Using Eq. (5), we estimate N _e ~ 173 for PTBTQ and ~213 for PTCTQ, respectively. This then fixes the fundamental limits \( {\mu_{01}^{ * } } |_{L} = 76.8 \) D, \( {\mu_{12}^{ * } } |_{L} = 180.48 \) D and γ _max = 7.7 × 10⁻³⁰ esu for PTBTQ while \( {\mu_{01}^{ * } } |_{L} = 84 \) D, \( {\mu_{12}^{ * } } |_{L} = 209.28 \) D and γ _max = 10.6 × 10⁻³⁰ esu for PTCTQ, respectively. It is extremely heartening to note that, for the first time, the nonresonant values of γ estimated from our dispersion studies {(4.6 ± 0.7) × 10⁻³⁰ esu for PTBTQ and (3.6 ± 0.5) × 10⁻³⁰ esu for PTCTQ} approach the fundamental limit within a factor of 2 and 3.5 for PTBTQ and PTCTQ, respectively.

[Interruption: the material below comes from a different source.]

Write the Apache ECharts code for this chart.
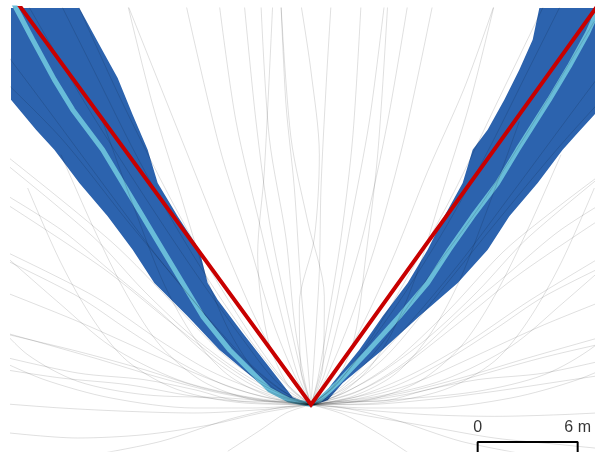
<!DOCTYPE html>
<html>
<head>
<meta charset="utf-8">
<script src="https://cdn.jsdelivr.net/npm/echarts@6/dist/echarts.min.js"></script>
<style>
  html, body { margin: 0; padding: 0; background: #fff; }
  #chart { width: 595px; height: 452px; }
</style>
</head>
<body>
<div id="chart"></div>
<script>
// positions in metres, origin = release point
const bandLeftOuter = [[-19.5,20.1],[-18,18.3],[-16.5,16.5],[-15.4,15.3],[-13.9,13.3],[-12.2,11.3],[-10.7,9.3],[-9.4,7.3],[-7.4,5.3],[-5.5,3.3],[-3.1,1.3],[-1.4,0.3],[-0.4,0.02]];
const bandLeftInner = [[-0.3,0.1],[-1.1,0.45],[-2.5,2.25],[-4.1,4.3],[-5.6,6.3],[-6.2,7.3],[-6.7,9.3],[-8.0,11.3],[-9.2,13.3],[-9.8,15.3],[-10.7,17.4],[-11.6,19.6],[-12.7,21.6],[-13.9,23.8],[-14.4,25]];
const bandRightOuter = [[19,19.2],[17.0,17.4],[16.0,16.3],[15.1,15.3],[13.6,13.3],[11.9,11.3],[10.6,9.3],[8.8,7.3],[6.5,5.3],[4.3,3.3],[1.9,1.3],[1.0,0.27],[0.3,0.02]];
const bandRightInner = [[0.2,0.1],[0.5,0.27],[1.3,1.3],[2.9,3.3],[4.3,5.3],[5.8,7.3],[7.0,9.3],[8.0,11.3],[9.1,13.3],[9.7,15.3],[10.6,16.5],[11.6,18.3],[12.5,20.1],[13.3,21.9],[13.7,23.8],[13.9,25]];

const meanLeft = [[0,0],[-1.3,0.27],[-2.5,0.9],[-2.9,1.3],[-4.9,3.3],[-6.5,5.3],[-7.7,7.3],[-8.9,9.3],[-10.1,11.3],[-11.3,13.3],[-12.5,15.3],[-14.3,17.7],[-15.4,19.5],[-16.7,21.9],[-17.7,23.8],[-17.9,24.2]];
const meanRight = [[0,0],[0.5,0.27],[1.6,1.3],[3.5,3.3],[5.3,5.3],[7.0,7.3],[8.3,9.3],[9.7,11.3],[11.2,13.3],[12.4,15.3],[14.3,18.3],[15.5,20.3],[16.6,22.3],[17.0,23.2],[17.6,24.2]];

const redLine = [[-17.9,24.5],[0,0],[17.6,24.5]];

const scaleBar = [[10,-3.2],[10,-2.24],[16,-2.24],[16,-3.2]];
const scaleLabels = [[10,-1.4,'0'],[16,-1.4,'6 m']];

// individual tracks (grey)
const tracks = [
  [[0,0],[-3,-0.3],[-7,-0.5],[-11,-0.4],[-15,-0.2],[-19,0.1]],
  [[0,0],[-3,0.1],[-7,0.5],[-11,1.2],[-15,1.6],[-19,2.2]],
  [[0,0],[-3,0.3],[-6.5,1],[-10,2.1],[-14,3.2],[-19,4.4]],
  [[0,0],[-3,0.5],[-6,1.5],[-9.5,3],[-14,5],[-19,7]],
  [[0,0],[-2.5,0.6],[-6,2],[-9,3.8],[-13,6.5],[-19,9.5]],
  [[0,0],[-2.5,0.8],[-5,2.3],[-8.5,5],[-12.5,8.2],[-19,12.5]],
  [[0,0],[-2,0.8],[-5,2.8],[-8,5.8],[-12,9.8],[-19,15.5]],
  [[0,0],[-2,1],[-4.5,3.2],[-7.5,6.8],[-11,11],[-15,16],[-19,20]],
  [[0,0],[-2,1.3],[-4,3.8],[-7,8],[-10,12.5],[-13.5,18],[-17,24]],
  [[0,0],[-1.5,1.3],[-3.5,4],[-6,8],[-8.5,12.5],[-11.5,18.5],[-14,24]],
  [[0,0],[-1.2,1.5],[-3,4.5],[-5,9],[-7,14],[-9,19],[-11,24]],
  [[0,0],[-1,1.8],[-2.3,5],[-3.8,10],[-5.5,15.5],[-7.5,24]],
  [[0,0],[-0.6,2],[-1.5,6],[-2.5,11],[-3.3,17],[-4,24]],
  [[0,0],[-0.2,2.5],[-0.6,7],[-1,13],[-1.5,18],[-1.8,24]],
  [[0,0],[0.2,3],[0.5,8],[0.6,13],[0.9,19],[1.2,24]],
  [[0,0],[0.6,2],[1.5,6],[2.4,11],[3.5,17],[4.4,24]],
  [[0,0],[1,1.8],[2.4,5.2],[4,10],[5.6,16],[7.3,24]],
  [[0,0],[1.3,1.6],[3,4.6],[5,9],[7,14],[9.2,19],[11,24]],
  [[0,0],[1.6,1.3],[3.6,4],[6.1,8.2],[8.6,12.8],[11.2,18.2],[14,24]],
  [[0,0],[2,1.2],[4.2,3.6],[7,7.6],[10.2,12],[13.4,17],[17,23]],
  [[0,0],[2.1,1],[4.6,3],[7.6,6.6],[11,10.8],[15,15.6],[19,20]],
  [[0,0],[2.2,0.8],[5,2.6],[8.2,5.6],[12,9.6],[19,15]],
  [[0,0],[2.6,0.7],[5.2,2.1],[8.6,4.7],[12.6,7.9],[19,12.2]],
  [[0,0],[2.8,0.5],[6,1.8],[9.2,3.6],[13.2,6.3],[19,9.8]],
  [[0,0],[3,0.4],[6.2,1.3],[9.6,2.8],[14,4.8],[19,6.8]],
  [[0,0],[3,0.2],[6.6,0.8],[10.2,1.8],[14.2,2.9],[19,4]],
  [[0,0],[3,0],[7,0.3],[11,0.8],[15,1.4],[19,2]],
  [[0,0],[3,-0.3],[7,-0.6],[11,-0.7],[15,-0.6],[19,-0.4]],
  [[0,0],[-4,0.1],[-8,0.9],[-11,2.6],[-13,5],[-15,8.5],[-17,13]],
  [[0,0],[-3.5,0.3],[-6.5,1.4],[-9,3.5],[-11,6.5],[-13,10.5],[-15,15]],
  [[0,0],[-2.5,0.5],[-5,1.8],[-7,4],[-8.8,7.2],[-10.5,11.5],[-12.5,17]],
  [[0,0],[-1.8,0.7],[-3.5,2.2],[-5,4.6],[-6.4,8],[-7.8,12.5],[-9.5,18],[-11,24]],
  [[0,0],[4,0.1],[8,0.9],[11,2.6],[13,5],[15,8.5],[17,13]],
  [[0,0],[3.5,0.3],[6.5,1.4],[9,3.5],[11,6.5],[13,10.5],[15,15]],
  [[0,0],[2.5,0.5],[5,1.8],[7,4],[8.8,7.2],[10.5,11.5],[12.5,17]],
  [[0,0],[1.8,0.7],[3.5,2.2],[5,4.6],[6.4,8],[7.8,12.5],[9.5,18],[11,24]],
  [[0,0],[-3,-0.5],[-6,-1.2],[-10,-1.8],[-14,-2],[-19,-1.6]],
  [[0,0],[3,-0.6],[7,-1.3],[11,-2],[15,-2.4],[19,-2.8]],
  [[0,0],[-1.5,-0.5],[-3,-1.5],[-5,-2.8]],
  [[0,0],[2,-0.6],[4,-1.7],[6,-3]],
  [[0,0],[-0.6,2],[-0.7,6],[0.2,10],[0.5,15],[0,20],[-0.6,24]],
  [[0,0],[0.7,2.2],[0.8,6.5],[-0.2,11],[-1.2,16],[-1.8,24]],
  [[0,0],[-1.4,1.2],[-2.6,4],[-3.2,9],[-2.8,14],[-2.3,24]],
  [[0,0],[1.4,1.2],[2.6,4],[3.3,9],[4,15],[4.6,24]],
  [[0,0],[-5,0.4],[-10,0.6],[-14,1.4],[-17,3],[-19,5]],
  [[0,0],[5,0.3],[10,0.8],[14,1.8],[17,3.5],[19,5.5]],
  [[0,0],[-2,0.3],[-5,1.1],[-8,2.6],[-11,4.5],[-14,6.5],[-19,9]],
  [[0,0],[-2.5,0.2],[-5.5,0.7],[-9,1.6],[-13,2.8],[-19,4.5]],
  [[0,0],[-1.5,0.5],[-4,1.8],[-7,4],[-10,6.8],[-13,10],[-19,15]],
  [[0,0],[-1.5,0.7],[-3.5,2.3],[-6,5],[-9,8.6],[-12,12.6],[-16,18],[-19,22]],
  [[0,0],[-4,0.5],[-8,1.5],[-12,3.5],[-15,6],[-19,9.5]],
  [[0,0],[-3,0.9],[-6,2.8],[-9,5.5],[-12,8],[-15,10.5],[-19,13]],
  [[0,0],[-2,0.2],[-4,0.2],[-7,0.9],[-10,1.5],[-14,1.9],[-19,3]],
  [[0,0],[-3.5,-0.2],[-7,-0.2],[-12,0.4],[-16,1.5],[-19,2.8]],
  [[0,0],[-1.2,0.9],[-3,3],[-5.5,6.5],[-8,10.5],[-10.5,15],[-13,20],[-15,24]],
  [[0,0],[2,0.3],[5,1.1],[8,2.6],[11,4.5],[14,6.5],[19,9]],
  [[0,0],[2.5,0.2],[5.5,0.7],[9,1.6],[13,2.8],[19,4.5]],
  [[0,0],[1.5,0.5],[4,1.8],[7,4],[10,6.8],[13,10],[19,15]],
  [[0,0],[1.5,0.7],[3.5,2.3],[6,5],[9,8.6],[12,12.6],[16,18],[19,22]],
  [[0,0],[4,0.5],[8,1.5],[12,3.5],[15,6],[19,9.5]],
  [[0,0],[3,0.9],[6,2.8],[9,5.5],[12,8],[15,10.5],[19,13]],
  [[0,0],[2,0.2],[4,0.2],[7,0.9],[10,1.5],[14,1.9],[19,3]],
  [[0,0],[3.5,-0.2],[7,-0.2],[12,0.4],[16,1.5],[19,2.8]],
  [[0,0],[1.2,0.9],[3,3],[5.5,6.5],[8,10.5],[10.5,15],[13,20],[15,24]],
  [[0,0],[-0.4,1.5],[-1,5],[-1.5,10],[-2.5,16],[-3,24]],
  [[0,0],[0.4,1.5],[1,5],[1.8,10],[2.5,16],[3,24]],
  [[0,0],[-0.8,1.8],[-1.8,5.5],[-3,10.5],[-4.5,17],[-5.5,24]],
  [[0,0],[0.8,1.8],[1.8,5.5],[3.2,10.5],[4.6,17],[5.8,24]],
  [[0,0],[-2,-0.2],[-5,-0.9],[-9,-2.2],[-13,-3]],
  [[0,0],[2,-0.2],[5,-0.9],[9,-2.2],[13,-3]]
];

const chart = echarts.init(document.getElementById('chart'));

function bandSeries(outer, inner) {
  const corner = [outer[0][0] < 0 ? -20 : 20, 25];
  const pts = [corner].concat(outer, inner);
  return {
    type: 'custom',
    clip: true,
    silent: true,
    z: 1,
    data: [[0, 0]],
    renderItem: (params, api) => ({
      type: 'polygon',
      shape: { points: pts.map(p => api.coord(p)) },
      style: { fill: '#2c63ae' }
    })
  };
}

function lineSeries(data, color, width, z, extra) {
  return Object.assign({
    type: 'line',
    data: data,
    symbol: 'none',
    silent: true,
    clip: true,
    z: z,
    lineStyle: { color: color, width: width }
  }, extra || {});
}

const series = [
  bandSeries(bandLeftOuter, bandLeftInner),
  bandSeries(bandRightOuter, bandRightInner),
  lineSeries(meanLeft, '#68bcd9', 5, 2),
  lineSeries(meanRight, '#68bcd9', 5, 2)
];
tracks.forEach(t => series.push(lineSeries(t, 'rgba(0,0,0,0.14)', 0.9, 3, { smooth: 0.3 })));
series.push(lineSeries(redLine, '#c80000', 4, 4, {
  lineStyle: { color: '#c80000', width: 4, join: 'miter' }
}));
series.push(lineSeries(scaleBar, '#000', 2, 5, { clip: false }));
series.push({
  type: 'scatter',
  data: scaleLabels,
  symbolSize: 0,
  silent: true,
  clip: false,
  z: 5,
  label: {
    show: true,
    position: 'inside',
    formatter: p => p.data[2],
    color: '#000',
    fontSize: 16,
    fontFamily: 'Liberation Sans'
  }
});

chart.setOption({
  animation: false,
  backgroundColor: '#fff',
  grid: { left: 11, top: 8, right: 0, height: 443.33 },
  xAxis: { type: 'value', min: -18, max: 17.04, show: false },
  yAxis: { type: 'value', min: -2.8, max: 23.8, show: false },
  series: series
});
</script>
</body>
</html>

It may also be noted that the transition dipole moment for the lowest one-photon allowed state is at its limiting value in PTBTQ but somewhat lower for PTCTQ. This, precisely, is the reason for lower nonresonant value of γ for PTCTQ than that of PTBTQ. If one assumes oligomer molecular density to be 10²⁰ cm³ and Lorentz field factor L ⁴ ~ 5.0 in an ordered sample of PTBTQ, its χ ⁽³⁾ value will be 2 × 10⁻⁹ esu, highest value for a molecule of this size (17 monomer units only).

4 Conclusions

We have studied the spectral dispersion of second molecular hyperpolarizability γ(−ω; ω, −ω, ω) of three derivatives of conjugated heteroarylene methine. The third-order nonlinear optical susceptibility was measured by ARINS technique using femtosecond modelocked Ti:sapphire laser in the spectral range of 725–820 nm. The observed dispersion of γ has been explained in the framework of three-essential states model involving the ground state, a one-photon excited state and a two-photon excited state. The energy of two-photon state, transition dipole moments and line width of the transitions have been estimated. The dispersion of γ in the spectral range investigated has been correlated with the electronic and chemical structures of the three derivatives of heteroarylene methines. The estimated γ values have been compared to the fundamental quantum mechanical limit, and we have found that the heteroarylene methines approach this limit within a factor of 2. To the best of our knowledge, this is the largest intrinsic second hyperpolarizability reported so far.